Tuesday, October 21, 2014

G&P Review: Kaiju Daisenso

Kaiju Daisenso
Kaiju Daisenso
Tokyo Fist

The writers of the upcoming Godzilla and Pacific Rim sequels should sit down and take notes after a few spins of New York megafauna Kaiju Daisenso’s rubble shaking record: get straight to the fucking monsters. Nobody drops a 10-spot at the local cinema to listen to a bunch of whiny humans blather on. We’re there for the hot monster-on-monster action, so don’t fuck around and get right to the carnage.
It’s a lesson Kaiju Daisenso, featuring former members of Unearthly Trance, Serpentine Path and Helen of Troy, have indelibly seared into their souls with atomic breath. Their self-titled EP is a Rodan divebomb of no-bullshit, Ghidorah groaning grind. At 10 tracks (including a couple brief scene-setter pieces), Kaiju Daisenso lasts about as long as the King of the Monster’s screen time in the latest Hollywood reboot. But unlike the film, Kaiju Daisenso don’t pad it out with a bunch of bullshit nobody wants to see, so you’ll definitely be coming back for more.
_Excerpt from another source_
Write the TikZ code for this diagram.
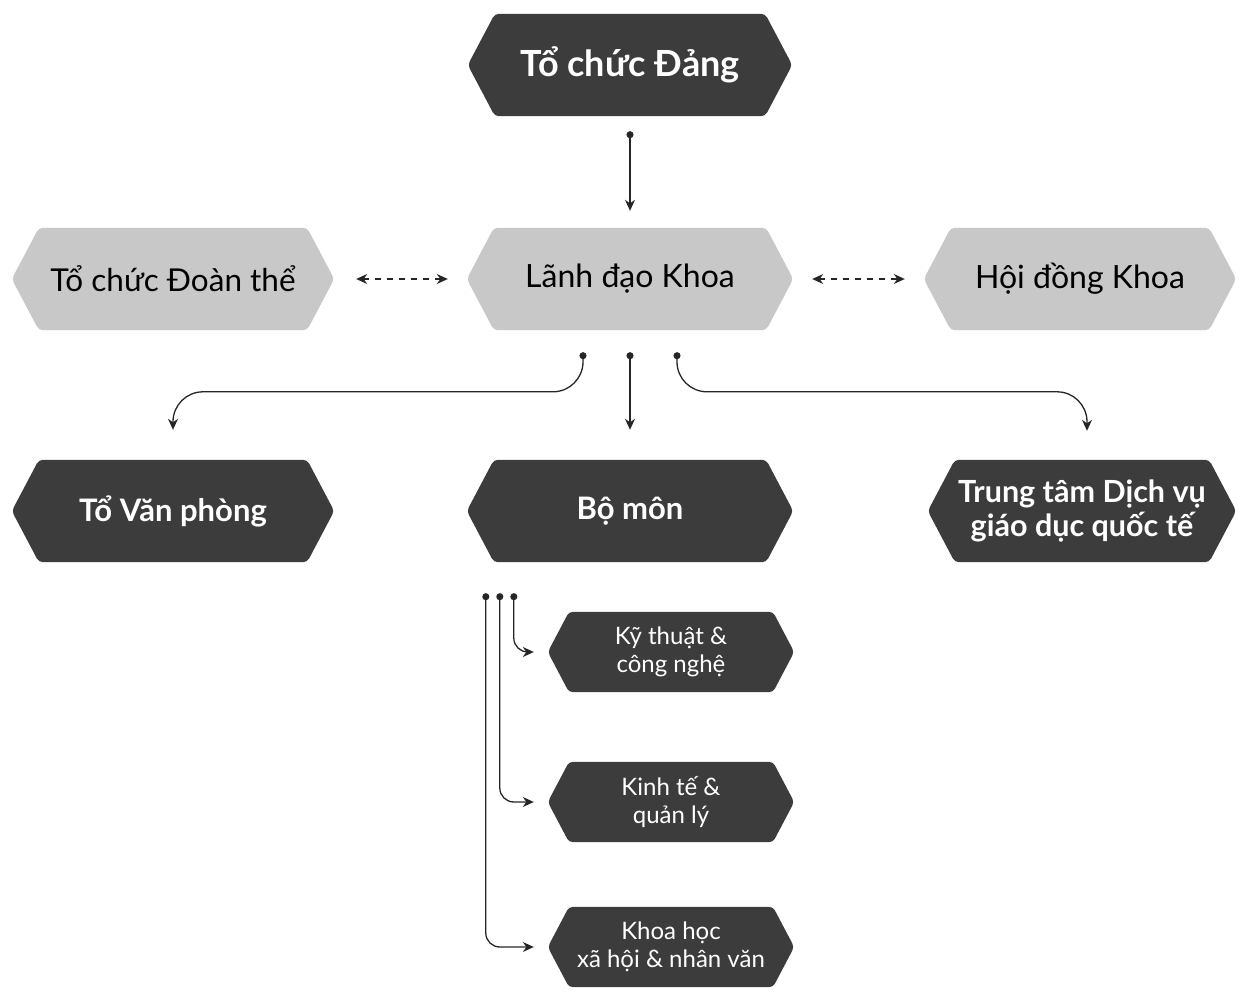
\documentclass[tikz,border=0pt]{standalone}
\usepackage{fontspec}
\setmainfont{Lato}
\usetikzlibrary{arrows.meta,backgrounds}
\definecolor{darkbox}{HTML}{3C3C3C}
\definecolor{lightbox}{HTML}{C8C8C8}
\definecolor{lineclr}{HTML}{262626}
\tikzset{
  darktxt/.style={text=white, font=\bfseries, align=center, inner sep=0pt},
  lighttxt/.style={text=black, align=center, inner sep=0pt},
  smalltxt/.style={text=white, align=center, inner sep=0pt, font=\fontsize{24}{28}\selectfont},
  conn/.style={draw=lineclr, line width=1.3pt, {Circle[length=7pt]}-{Stealth[length=11pt,width=10pt]}},
  dconn/.style={draw=lineclr, line width=1.3pt, dash pattern=on 6pt off 6pt, {Stealth[length=11pt,width=10pt]}-{Stealth[length=11pt,width=10pt]}}
}
% style, name, cx, cy, w, h, fill, text
\newcommand\hexnode[8]{%
  \node[#1, minimum width=#5pt, minimum height=#6pt] (#2) at (#3,#4) {#8};
  \begin{scope}[on background layer]
    \fill[#7, rounded corners=4pt] (#2.west) -- ([xshift={0.265*#6}]#2.north west) -- ([xshift={-0.265*#6}]#2.north east) -- (#2.east) -- ([xshift={-0.265*#6}]#2.south east) -- ([xshift={0.265*#6}]#2.south west) -- cycle;
  \end{scope}}
\begin{document}
\begin{tikzpicture}[x=1pt,y=-1pt]
\useasboundingbox (0,0) rectangle (1239,992);
% top
\hexnode{darktxt, font=\bfseries\fontsize{36}{40}\selectfont}{dang}{630}{65}{324}{102}{darkbox}{Tổ chức Đảng}
% row 2
\hexnode{lighttxt, font=\fontsize{31.5}{36}\selectfont}{doan}{173}{279}{322}{102}{lightbox}{Tổ chức Đoàn thể}
\hexnode{lighttxt, font=\fontsize{32}{36}\selectfont}{lanh}{630}{279}{326}{102}{lightbox}{Lãnh đạo Khoa}
\hexnode{lighttxt, font=\fontsize{32}{36}\selectfont}{hoi}{1080}{279}{312}{102}{lightbox}{Hội đồng Khoa}
% row 3
\hexnode{darktxt, font=\bfseries\fontsize{31}{34}\selectfont}{tvp}{173}{511}{322}{102}{darkbox}{Tổ Văn phòng}
\hexnode{darktxt, font=\bfseries\fontsize{31}{34}\selectfont}{bomon}{630}{511}{326}{102}{darkbox}{Bộ môn}
\hexnode{darktxt, font=\bfseries\fontsize{30.5}{34}\selectfont}{ttm}{1082}{511}{308}{102}{darkbox}{Trung tâm Dịch vụ\\giáo dục quốc tế}
% sub units
\hexnode{smalltxt}{ky}{671}{652}{246}{80}{darkbox}{Kỹ thuật \&\\công nghệ}
\hexnode{smalltxt}{kt}{671}{802}{246}{80}{darkbox}{Kinh tế \&\\quản lý}
\hexnode{smalltxt}{kh}{671}{947}{246}{80}{darkbox}{Khoa học\\xã hội \& nhân văn}
% connectors
\draw[conn] ([yshift=-15pt]dang.south) -- ([yshift=17pt]lanh.north);
\draw[dconn] ([xshift=22pt]doan.east) -- ([xshift=-19pt]lanh.west);
\draw[dconn] ([xshift=19pt]lanh.east) -- ([xshift=-19pt]hoi.west);
\coordinate (l1) at ([shift={(-47pt,-22pt)}]lanh.south);
\coordinate (l2) at ([yshift=-22pt]lanh.south);
\coordinate (l3) at ([shift={(47pt,-22pt)}]lanh.south);
\draw[conn, rounded corners=30pt] (l1) |- ([yshift=68pt]tvp.north) -- ([yshift=30pt]tvp.north);
\draw[conn] (l2) -- ([yshift=30pt]bomon.north);
\draw[conn, rounded corners=30pt] (l3) |- ([shift={(5pt,68pt)}]ttm.north) -- ([shift={(5pt,29pt)}]ttm.north);
\coordinate (b1) at ([shift={(19pt,-31pt)}]bomon.south west);
\coordinate (b2) at ([shift={(33pt,-31pt)}]bomon.south west);
\coordinate (b3) at ([shift={(47pt,-31pt)}]bomon.south west);
\draw[conn, rounded corners=14pt] (b3) |- ([xshift=-14pt]ky.west);
\draw[conn, rounded corners=14pt] (b2) |- ([xshift=-14pt]kt.west);
\draw[conn, rounded corners=14pt] (b1) |- ([xshift=-14pt]kh.west);
\end{tikzpicture}
\end{document}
Their EP may be short, but Kaiju Daisenso wring every monster moment out of every second with a master’s class in economical composition that honors just about every incarnation of Godzilla and friends from the horrific to the goofy (Just not Godzuki goofy. We all have our limits.). Just as they settle into a sweet grind groove, Kaiju Daisenso close out the EP’s first side with the UFO warble of “Hedorah Attack.” Flipping the record finds one of the many Mothra songs repurposed as a side two intro in “Infant Island Blues” before being nuked away by the major chord chaos of a rampant Godzilla on “Atomic Breath.”
I may have mentioned my love of kaiju eiga a time or two before, and Kaiju Daisenso hit that perfectly sweet spot between the campy rubber suited matinees of my childhood and the visceral darkness of the original Gojira. The only thing holding the EP back from perfection may be a bit of mud clinging to the guitars that blurs the riffing, but it’s the pickiest of nits because Kaiju Daisenso will lay your inner Tokyo to waste.